Second Sunday Series — Editor’s Note: This is the eighth of 12 columns focused on reader questions, appearing over 12 months — one on each second Sunday, from September through August. Previous questions followed these themes: Stay or leave a job during COVID-19; navigating age issues during job search; how much to reveal in an interview; COVID-19 résumé strategies; finding work after long-term unemployment; salary concerns; turning an internship into permanent work; and customer service résumés.
As a response to the confusing and upended job market, I’m devoting a year of “second Sundays” to job seeker questions. This month, I’m focusing on a reader who wants to apply for a job whose qualifications she doesn’t meet — see what you think.
The situation — This job seeker has years of experience, but not in the work she plans to do next. As a high school math and statistics teacher, she loves numbers and making difficult concepts easier to grasp. But she’s not excited about the classroom anymore, so she has been looking at job postings to learn more about new career ideas. One in particular has caught her eye: actuarial associate for an insurance firm. Unfortunately, she doesn’t meet the minimum qualifications. On the other hand, in reading the duties, she feels confident she could learn the job. Should she apply?
Advice — Well, maybe she should and maybe she shouldn’t. This is seldom a one-size-fits-all circumstance, and it can take some analysis to make a strategic decision. To start, there are some questions a candidate in this situation needs to answer, which might take research. For example:
• Is it a licensed position? If so, then applying without the license is a non-starter. But if the missing requirement is a particular degree, then it’s possible the employer would consider alternative training or experience.
• Is the company large? If so, she might have a better chance of being considered, based on the possibility there would be others in the department to train her, or to share her work load while she gets up to speed. But if the new worker would be the only one in the company covering these tasks, the employer probably can’t afford to have someone with fewer skills in the role.
• Is the labor market tight? If employers are having trouble filling this kind of job, they might be open to a candidate who doesn’t quite fit their ideal.
In the case of this job opening, these questions could be answered favorably. The position isn’t licensed, and it’s a support role in a large department for a large company. Even better (for the candidate) the posting first went up almost two months ago and has been renewed twice since then. It appears the company has been searching for a while and is still active in its outreach.

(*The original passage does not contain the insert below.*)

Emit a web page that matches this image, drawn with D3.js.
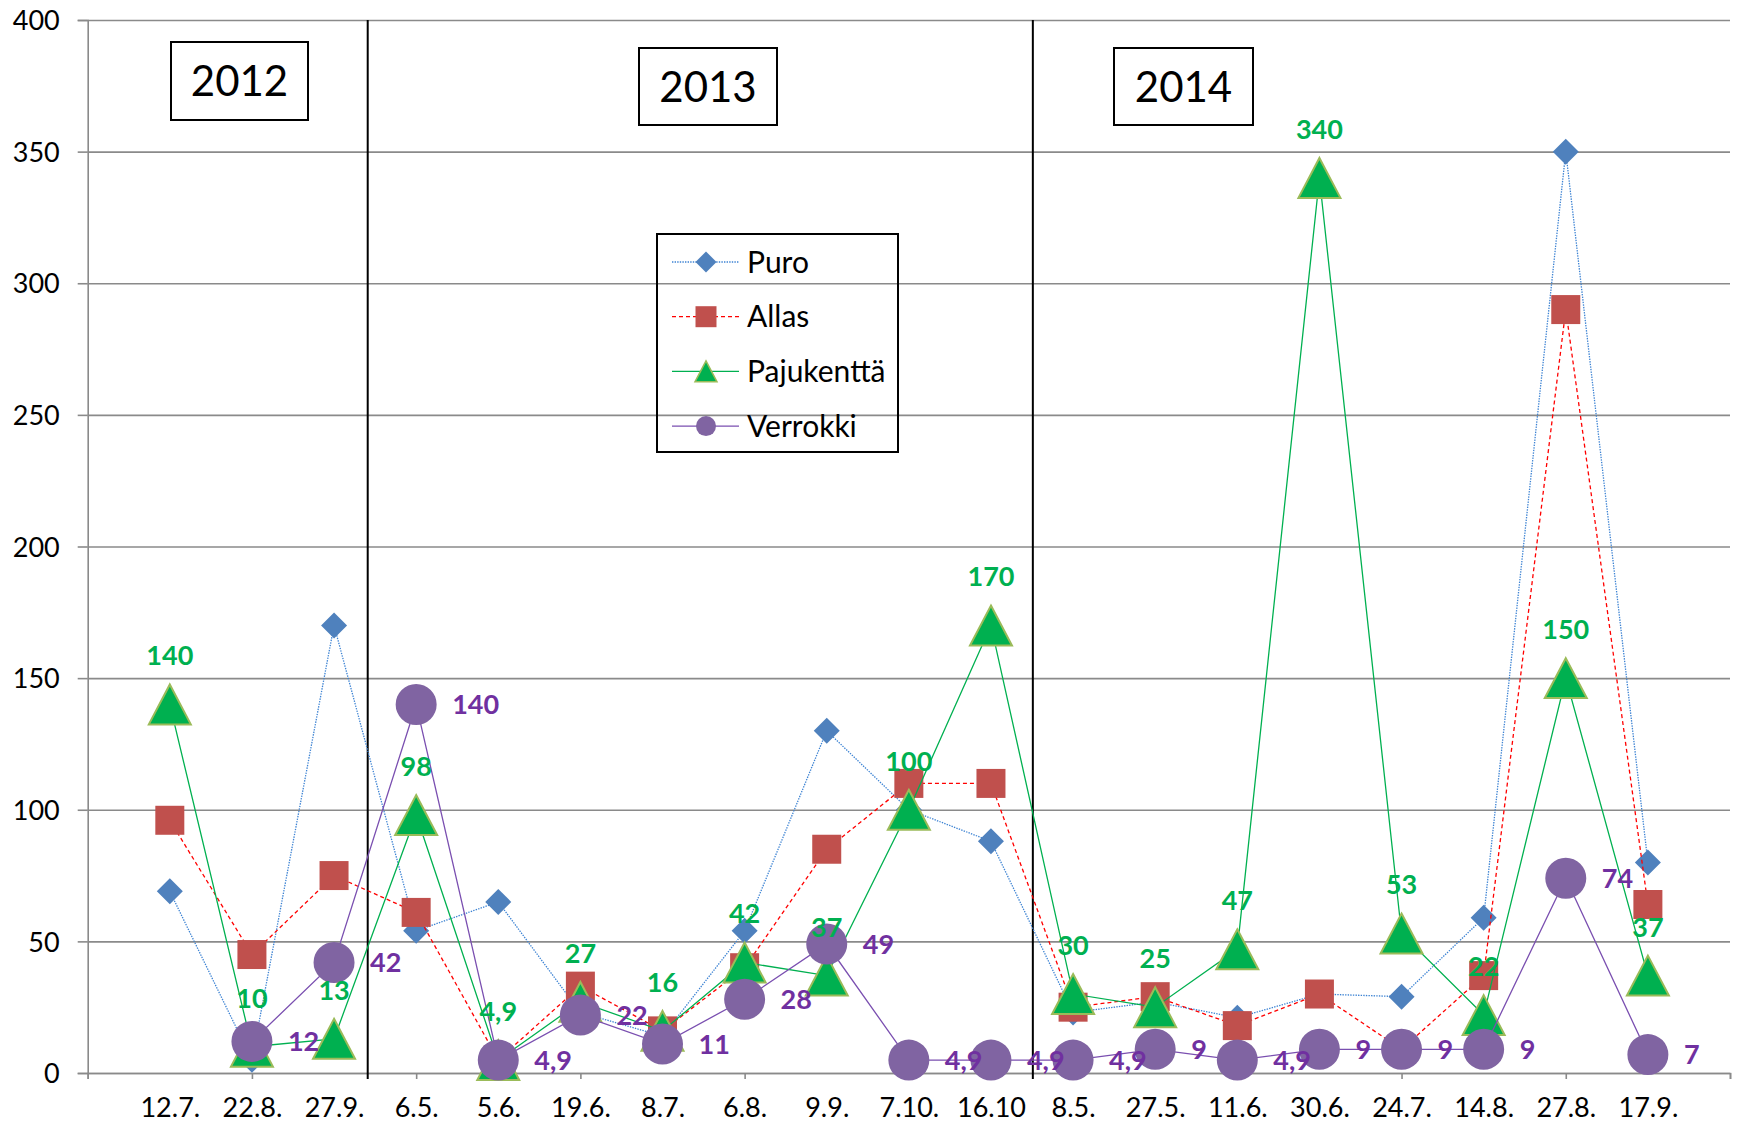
<!DOCTYPE html>
<html>
<head>
<meta charset="utf-8">
<script src="https://cdn.jsdelivr.net/npm/d3@7"></script>
<style>
  html, body { margin: 0; padding: 0; background: #fff; }
  svg { display: block; }
  text { font-family: Lato, "Open Sans", sans-serif; }
</style>
</head>
<body>
<svg id="chart" width="1740" height="1124"></svg>
<script>
// Sampling dates (category axis)
const dates = ["12.7.", "22.8.", "27.9.", "6.5.", "5.6.", "19.6.", "8.7.", "6.8.", "9.9.", "7.10.", "16.10",
               "8.5.", "27.5.", "11.6.", "30.6.", "24.7.", "14.8.", "27.8.", "17.9."];

// Measured values per site
const puro       = [69, 5, 170, 54, 65, 23, 14, 54, 130, 100, 88, 23, 27, 21, 30, 29, 59, 350, 80];
const allas      = [96, 45, 75, 61, 5, 33, 16, 40, 85, 110, 110, 25, 29, 18, 30, 9, 37, 290, 64];
const pajukentta = [140, 10, 13, 98, 4.9, 27, 16, 42, 37, 100, 170, 30, 25, 47, 340, 53, 22, 150, 37];
const verrokki   = [null, 12, 42, 140, 4.9, 22, 11, 28, 49, 4.9, 4.9, 4.9, 9, 4.9, 9, 9, 9, 74, 7];

const seriesNames = ["Puro", "Allas", "Pajukenttä", "Verrokki"];
const yTicks = [0, 50, 100, 150, 200, 250, 300, 350, 400];
const years = ["2012", "2013", "2014"];

// Year boundaries on the category axis and year box placement
const yearDividers = [3.41, 11.51];
const yearBoxes = [
  { x0: 171, x1: 308, y0: 42, y1: 120 },
  { x0: 639, x1: 777, y0: 48, y1: 125 },
  { x0: 1114, x1: 1253, y0: 48, y1: 125 }
];

const svg = d3.select("#chart");

const x = d3.scaleLinear().domain([0, 20]).range([87.7, 1730]);
const y = d3.scaleLinear().domain([0, 400]).range([1073, 20]);
const plotW = x.range()[1] - x.range()[0];

// Gridlines
svg.append("g")
  .attr("transform", `translate(${x(0)},0)`)
  .call(d3.axisLeft(y).tickValues(yTicks).tickSize(-plotW).tickFormat(""))
  .call(g => g.select(".domain").remove())
  .call(g => g.selectAll("line").attr("stroke", "#8a8a8a").attr("stroke-width", 1.6));

// Y axis
svg.append("g")
  .attr("transform", `translate(${x(0)},0)`)
  .call(d3.axisLeft(y).tickValues(yTicks).tickSize(10).tickPadding(18))
  .call(g => g.select(".domain").attr("stroke", "#8a8a8a").attr("stroke-width", 1.6))
  .call(g => g.selectAll("line").attr("stroke", "#8a8a8a").attr("stroke-width", 1.6))
  .call(g => g.selectAll("text").attr("font-size", 27).attr("fill", "#000")
    .attr("font-family", "Lato, sans-serif").attr("dy", "0.36em"));

// X axis with tick marks every second category
svg.append("g")
  .attr("transform", `translate(0,${y(0)})`)
  .call(d3.axisBottom(x).tickValues(d3.range(0, 21, 2)).tickSize(6).tickFormat(""))
  .call(g => g.select(".domain").attr("stroke", "#8a8a8a").attr("stroke-width", 1.6))
  .call(g => g.selectAll("line").attr("stroke", "#8a8a8a").attr("stroke-width", 1.6));

// Category labels
svg.append("g")
  .attr("transform", `translate(0,${y(0)})`)
  .call(d3.axisBottom(x).tickValues(d3.range(1, dates.length + 1))
    .tickFormat(i => dates[i - 1]).tickSize(0).tickPadding(25))
  .call(g => g.select(".domain").remove())
  .call(g => g.selectAll("text").attr("font-size", 27).attr("fill", "#000")
    .attr("font-family", "Lato, sans-serif"));

// Year dividers
svg.append("g").selectAll("line").data(yearDividers).join("line")
  .attr("x1", d => x(d)).attr("x2", d => x(d))
  .attr("y1", y(400)).attr("y2", y(0) + 6)
  .attr("stroke", "#000").attr("stroke-width", 2);

// Year boxes
const yb = svg.append("g").selectAll("g").data(yearBoxes).join("g");
yb.append("rect")
  .attr("x", d => d.x0).attr("y", d => d.y0)
  .attr("width", d => d.x1 - d.x0).attr("height", d => d.y1 - d.y0)
  .attr("fill", "#fff").attr("stroke", "#000").attr("stroke-width", 2);
yb.append("text")
  .attr("x", d => (d.x0 + d.x1) / 2).attr("y", d => (d.y0 + d.y1) / 2 + 15)
  .attr("text-anchor", "middle").attr("font-size", 42).attr("fill", "#000")
  .text((d, i) => years[i]);

// Marker shapes
const shapes = {
  diamond: r => `M0,${-r}L${r},0L0,${r}L${-r},0Z`,
  square: r => `M${-r},${-r}H${r}V${r}H${-r}Z`,
  triangle: r => `M0,${-r * 0.95}L${r},${r * 0.95}L${-r},${r * 0.95}Z`,
  circle: r => `M${r},0A${r},${r} 0 1,1 ${-r},0A${r},${r} 0 1,1 ${r},0Z`
};

const series = [
  { name: seriesNames[0], values: puro, line: "#3d83d3", lw: 1.3, dash: "1.4 1.2",
    shape: "diamond", size: 13, legendSize: 10.5, fill: "#4f81bd", stroke: "none" },
  { name: seriesNames[1], values: allas, line: "#ff0000", lw: 1.3, dash: "4 3",
    shape: "square", size: 14.5, legendSize: 10.5, fill: "#c0504d", stroke: "none" },
  { name: seriesNames[2], values: pajukentta, line: "#00b050", lw: 1.3, dash: null,
    shape: "triangle", size: 21, legendSize: 11, fill: "#00b050", stroke: "#9bbb59" },
  { name: seriesNames[3], values: verrokki, line: "#7a4fb0", lw: 1.3, dash: null,
    shape: "circle", size: 20.5, legendSize: 10, fill: "#8064a2", stroke: "none" }
];

const line = d3.line()
  .defined(d => d.v != null)
  .x(d => x(d.i + 1))
  .y(d => y(d.v));

series.forEach(s => {
  const pts = s.values.map((v, i) => ({ i, v }));
  const g = svg.append("g");
  g.append("path")
    .datum(pts)
    .attr("d", line)
    .attr("fill", "none")
    .attr("stroke", s.line)
    .attr("stroke-width", s.lw)
    .attr("stroke-dasharray", s.dash);
  g.selectAll("path.m").data(pts.filter(d => d.v != null)).join("path")
    .attr("class", "m")
    .attr("transform", d => `translate(${x(d.i + 1)},${y(d.v)})`)
    .attr("d", shapes[s.shape](s.size))
    .attr("fill", s.fill)
    .attr("stroke", s.stroke)
    .attr("stroke-width", s.stroke === "none" ? 0 : 2);
});

const fmt = v => String(v).replace(".", ",");

// Data labels: Pajukenttä above the markers, Verrokki to the right
svg.append("g").selectAll("text")
  .data(pajukentta.map((v, i) => ({ i, v })))
  .join("text")
  .attr("x", d => x(d.i + 1))
  .attr("y", d => y(d.v) - 39)
  .attr("text-anchor", "middle")
  .attr("font-size", 27).attr("font-weight", 700).attr("fill", "#00b050")
  .text(d => fmt(d.v));

svg.append("g").selectAll("text")
  .data(verrokki.map((v, i) => ({ i, v })).filter(d => d.v != null))
  .join("text")
  .attr("x", d => x(d.i + 1) + 36)
  .attr("y", d => y(d.v) + 9.5)
  .attr("text-anchor", "start")
  .attr("font-size", 27).attr("font-weight", 700).attr("fill", "#7030a0")
  .text(d => fmt(d.v));

// Legend
const legend = svg.append("g");
legend.append("rect")
  .attr("x", 657).attr("y", 234).attr("width", 241).attr("height", 218)
  .attr("fill", "none").attr("stroke", "#000").attr("stroke-width", 2);
const li = legend.selectAll("g.item").data(series).join("g")
  .attr("class", "item")
  .attr("transform", (d, i) => `translate(0,${262 + i * 54.7})`);
li.append("line")
  .attr("x1", 672).attr("x2", 739)
  .attr("stroke", d => d.line).attr("stroke-width", d => d.lw)
  .attr("stroke-dasharray", d => d.dash);
li.append("path")
  .attr("transform", "translate(706,0)")
  .attr("d", d => shapes[d.shape](d.legendSize))
  .attr("fill", d => d.fill)
  .attr("stroke", d => d.stroke)
  .attr("stroke-width", d => d.stroke === "none" ? 0 : 1.5);
li.append("text")
  .attr("x", 747).attr("y", 10.5)
  .attr("font-size", 30).attr("fill", "#000")
  .text(d => d.name);
</script>
</body>
</html>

The only question left is how, exactly, do you apply for something you’re not qualified for? The answer is, thoughtfully. Know that in a competitive process, an unqualified candidate may not be considered at all if others who are a better fit also apply. Not to mention that an applicant tracking system — the electronic sorting software used by many employers — will balk at passing forward an application with the wrong boxes checked.
One strategy this candidate might use is to send an email directly to the head of the actuarial department, providing she can find an address. In this correspondence, she would explain briefly that she is very interested and feels she would be a strong addition to the team, but that she’s also aware she doesn’t possess the qualifications requested. Would the manager be available for a short conversation to provide guidance on whether she would be considered for this, or other roles in the department?
But what if she can’t find an address or name for the department manager? All is not lost. In this case, there’s no harm is simply applying. She may or may not get through, for the reasons noted above, but she’ll still be in the system for the hiring manager to find if he or she takes a hands-on approach.
To have the best chance of success, all parts of this application package — the form, the résumé and the letter — should be carefully written to include key words and concepts from the posting, as well as from research she can conduct on actuarial work in general. Whatever tasks she can do that they need done should be highlighted in her materials, to help prompt them to interview her.